● **To do**
Open with the line that has "Rebuild this chart"; close with the line that has "plt.rcParams['font.serif'] = ['Liberation". Retype those lines exactly, images excluded.

● **Extracted material**
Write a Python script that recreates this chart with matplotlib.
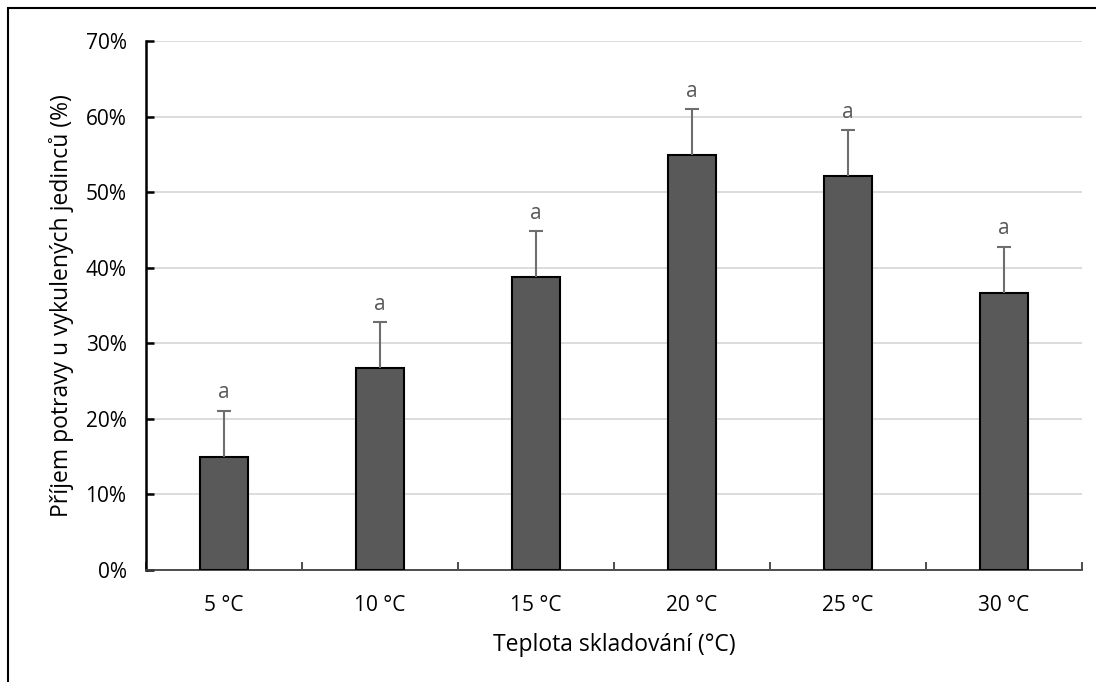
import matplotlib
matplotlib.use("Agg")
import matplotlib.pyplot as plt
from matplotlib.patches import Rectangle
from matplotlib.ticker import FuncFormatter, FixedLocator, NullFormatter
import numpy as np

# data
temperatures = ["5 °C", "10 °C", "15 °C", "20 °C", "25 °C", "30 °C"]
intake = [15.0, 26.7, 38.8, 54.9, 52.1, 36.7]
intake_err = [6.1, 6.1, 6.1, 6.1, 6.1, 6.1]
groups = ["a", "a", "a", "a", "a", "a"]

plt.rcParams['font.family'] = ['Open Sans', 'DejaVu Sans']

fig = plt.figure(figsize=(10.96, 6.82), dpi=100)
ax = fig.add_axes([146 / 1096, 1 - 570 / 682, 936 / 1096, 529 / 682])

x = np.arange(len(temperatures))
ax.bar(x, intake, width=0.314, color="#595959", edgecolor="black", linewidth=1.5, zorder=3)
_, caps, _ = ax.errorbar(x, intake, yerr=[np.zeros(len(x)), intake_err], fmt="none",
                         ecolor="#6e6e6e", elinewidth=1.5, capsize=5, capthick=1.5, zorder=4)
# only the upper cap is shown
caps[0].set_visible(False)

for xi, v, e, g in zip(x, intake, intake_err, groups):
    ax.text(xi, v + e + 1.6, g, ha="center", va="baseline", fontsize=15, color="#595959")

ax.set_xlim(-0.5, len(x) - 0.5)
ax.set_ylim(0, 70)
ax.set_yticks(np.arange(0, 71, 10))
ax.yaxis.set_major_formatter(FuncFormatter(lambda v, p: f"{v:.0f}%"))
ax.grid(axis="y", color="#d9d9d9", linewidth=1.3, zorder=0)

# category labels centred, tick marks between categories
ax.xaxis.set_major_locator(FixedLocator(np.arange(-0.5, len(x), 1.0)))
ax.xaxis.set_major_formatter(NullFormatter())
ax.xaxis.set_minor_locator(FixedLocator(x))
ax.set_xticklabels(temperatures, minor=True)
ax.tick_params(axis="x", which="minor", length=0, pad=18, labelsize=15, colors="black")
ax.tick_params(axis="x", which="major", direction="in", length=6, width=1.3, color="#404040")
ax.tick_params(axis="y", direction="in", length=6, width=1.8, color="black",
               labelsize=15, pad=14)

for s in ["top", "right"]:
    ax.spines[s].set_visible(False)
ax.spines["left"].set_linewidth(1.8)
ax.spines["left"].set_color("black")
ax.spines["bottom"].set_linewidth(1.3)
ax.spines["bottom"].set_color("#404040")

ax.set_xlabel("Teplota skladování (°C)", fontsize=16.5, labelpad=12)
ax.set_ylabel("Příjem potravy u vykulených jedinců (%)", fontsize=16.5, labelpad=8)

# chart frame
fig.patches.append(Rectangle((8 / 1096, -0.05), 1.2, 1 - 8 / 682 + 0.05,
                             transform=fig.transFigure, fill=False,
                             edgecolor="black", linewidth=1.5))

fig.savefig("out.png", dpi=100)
--
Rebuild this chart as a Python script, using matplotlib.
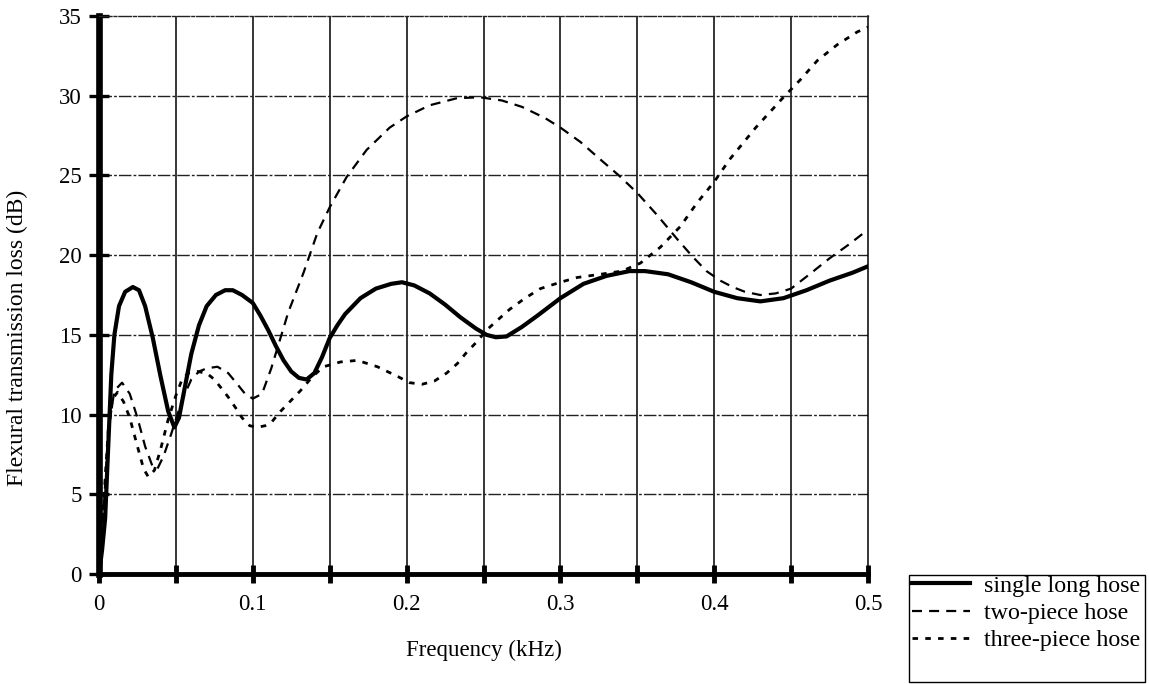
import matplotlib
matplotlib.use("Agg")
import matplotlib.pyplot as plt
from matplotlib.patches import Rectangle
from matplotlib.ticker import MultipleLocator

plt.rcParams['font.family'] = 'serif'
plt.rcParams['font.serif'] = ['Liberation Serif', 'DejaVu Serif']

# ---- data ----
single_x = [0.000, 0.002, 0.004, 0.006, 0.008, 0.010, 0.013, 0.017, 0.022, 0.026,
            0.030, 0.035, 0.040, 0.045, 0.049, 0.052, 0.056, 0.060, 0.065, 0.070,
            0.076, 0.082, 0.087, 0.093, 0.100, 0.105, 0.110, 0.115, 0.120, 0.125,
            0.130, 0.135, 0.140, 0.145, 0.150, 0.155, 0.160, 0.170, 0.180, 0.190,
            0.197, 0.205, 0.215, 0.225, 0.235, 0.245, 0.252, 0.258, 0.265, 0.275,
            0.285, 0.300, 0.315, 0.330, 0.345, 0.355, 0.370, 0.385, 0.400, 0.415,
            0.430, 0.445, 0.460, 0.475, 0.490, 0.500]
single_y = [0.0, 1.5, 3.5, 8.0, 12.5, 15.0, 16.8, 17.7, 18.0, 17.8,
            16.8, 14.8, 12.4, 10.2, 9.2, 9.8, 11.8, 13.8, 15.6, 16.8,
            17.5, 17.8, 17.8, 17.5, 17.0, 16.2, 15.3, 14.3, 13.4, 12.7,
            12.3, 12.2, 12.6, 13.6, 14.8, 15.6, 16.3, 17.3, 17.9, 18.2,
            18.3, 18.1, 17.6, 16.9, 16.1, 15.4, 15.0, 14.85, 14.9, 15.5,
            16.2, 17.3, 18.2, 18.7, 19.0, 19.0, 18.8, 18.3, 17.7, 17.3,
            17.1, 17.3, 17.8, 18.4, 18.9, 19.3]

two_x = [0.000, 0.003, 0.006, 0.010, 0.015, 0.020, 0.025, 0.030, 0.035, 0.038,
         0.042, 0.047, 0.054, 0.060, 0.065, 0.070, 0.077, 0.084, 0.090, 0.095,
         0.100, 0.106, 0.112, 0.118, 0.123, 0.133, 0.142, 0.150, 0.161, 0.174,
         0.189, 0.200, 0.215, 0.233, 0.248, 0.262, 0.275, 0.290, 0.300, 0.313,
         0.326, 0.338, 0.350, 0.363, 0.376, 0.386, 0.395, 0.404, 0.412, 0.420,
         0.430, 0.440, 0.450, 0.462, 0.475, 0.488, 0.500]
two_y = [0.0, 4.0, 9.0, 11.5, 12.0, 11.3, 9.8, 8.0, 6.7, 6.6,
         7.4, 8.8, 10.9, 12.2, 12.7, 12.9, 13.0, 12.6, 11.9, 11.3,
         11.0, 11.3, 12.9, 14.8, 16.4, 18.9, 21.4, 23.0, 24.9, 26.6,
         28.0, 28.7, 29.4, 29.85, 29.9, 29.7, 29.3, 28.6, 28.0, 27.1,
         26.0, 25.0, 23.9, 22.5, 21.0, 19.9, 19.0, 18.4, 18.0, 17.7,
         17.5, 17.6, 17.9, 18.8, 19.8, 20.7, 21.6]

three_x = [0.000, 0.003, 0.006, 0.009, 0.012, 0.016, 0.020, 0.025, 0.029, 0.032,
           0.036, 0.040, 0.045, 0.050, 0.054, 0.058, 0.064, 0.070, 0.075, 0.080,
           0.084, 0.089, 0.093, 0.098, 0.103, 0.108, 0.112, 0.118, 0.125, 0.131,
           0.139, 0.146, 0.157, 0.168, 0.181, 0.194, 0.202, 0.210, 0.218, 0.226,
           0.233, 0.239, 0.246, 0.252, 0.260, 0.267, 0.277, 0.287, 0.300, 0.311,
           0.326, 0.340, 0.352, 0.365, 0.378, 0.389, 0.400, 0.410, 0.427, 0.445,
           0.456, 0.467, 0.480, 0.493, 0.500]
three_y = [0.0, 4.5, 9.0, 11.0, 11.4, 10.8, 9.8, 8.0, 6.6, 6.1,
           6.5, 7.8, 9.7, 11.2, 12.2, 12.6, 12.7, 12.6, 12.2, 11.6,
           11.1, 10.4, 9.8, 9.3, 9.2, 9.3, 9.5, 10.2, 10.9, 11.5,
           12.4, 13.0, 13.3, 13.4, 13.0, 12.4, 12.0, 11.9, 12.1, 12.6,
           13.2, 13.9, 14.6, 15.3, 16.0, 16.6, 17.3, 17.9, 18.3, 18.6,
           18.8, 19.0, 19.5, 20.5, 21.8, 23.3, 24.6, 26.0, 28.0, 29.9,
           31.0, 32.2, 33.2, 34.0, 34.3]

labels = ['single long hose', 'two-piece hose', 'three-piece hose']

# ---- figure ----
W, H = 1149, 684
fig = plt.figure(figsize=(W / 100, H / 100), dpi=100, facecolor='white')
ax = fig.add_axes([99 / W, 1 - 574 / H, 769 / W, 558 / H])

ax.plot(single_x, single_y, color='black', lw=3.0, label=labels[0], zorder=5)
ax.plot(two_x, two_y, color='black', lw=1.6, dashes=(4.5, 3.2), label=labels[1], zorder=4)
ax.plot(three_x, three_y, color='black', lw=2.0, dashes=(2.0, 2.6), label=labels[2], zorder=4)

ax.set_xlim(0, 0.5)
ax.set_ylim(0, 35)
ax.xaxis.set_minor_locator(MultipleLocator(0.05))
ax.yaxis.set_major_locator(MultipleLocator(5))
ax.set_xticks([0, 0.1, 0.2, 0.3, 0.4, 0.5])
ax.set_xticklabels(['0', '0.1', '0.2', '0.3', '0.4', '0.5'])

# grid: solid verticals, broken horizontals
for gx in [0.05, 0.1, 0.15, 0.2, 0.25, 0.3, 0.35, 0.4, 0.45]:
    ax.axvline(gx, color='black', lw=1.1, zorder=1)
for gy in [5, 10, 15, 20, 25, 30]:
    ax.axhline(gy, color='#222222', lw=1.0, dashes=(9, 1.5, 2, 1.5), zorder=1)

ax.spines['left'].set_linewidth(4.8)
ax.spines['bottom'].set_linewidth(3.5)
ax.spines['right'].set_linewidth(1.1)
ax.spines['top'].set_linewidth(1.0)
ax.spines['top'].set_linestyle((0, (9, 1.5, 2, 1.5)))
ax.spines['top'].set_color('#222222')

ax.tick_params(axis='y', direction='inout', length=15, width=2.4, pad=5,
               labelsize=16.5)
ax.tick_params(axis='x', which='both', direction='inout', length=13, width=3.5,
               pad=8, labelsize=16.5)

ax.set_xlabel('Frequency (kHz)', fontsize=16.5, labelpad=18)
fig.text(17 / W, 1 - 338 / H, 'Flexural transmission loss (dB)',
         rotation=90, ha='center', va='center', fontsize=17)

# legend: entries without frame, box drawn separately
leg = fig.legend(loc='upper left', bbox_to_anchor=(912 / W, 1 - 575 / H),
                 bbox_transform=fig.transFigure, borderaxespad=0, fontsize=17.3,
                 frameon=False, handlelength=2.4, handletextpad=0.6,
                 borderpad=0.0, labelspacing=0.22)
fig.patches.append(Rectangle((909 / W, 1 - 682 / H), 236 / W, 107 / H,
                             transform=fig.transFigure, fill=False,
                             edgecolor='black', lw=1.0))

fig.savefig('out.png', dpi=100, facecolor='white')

● **Task solution**
Rebuild this chart as a Python script, using matplotlib.
import matplotlib
matplotlib.use("Agg")
import matplotlib.pyplot as plt
from matplotlib.patches import Rectangle
from matplotlib.ticker import MultipleLocator

plt.rcParams['font.family'] = 'serif'
plt.rcParams['font.serif'] = ['Liberation Serif', 'DejaVu Serif']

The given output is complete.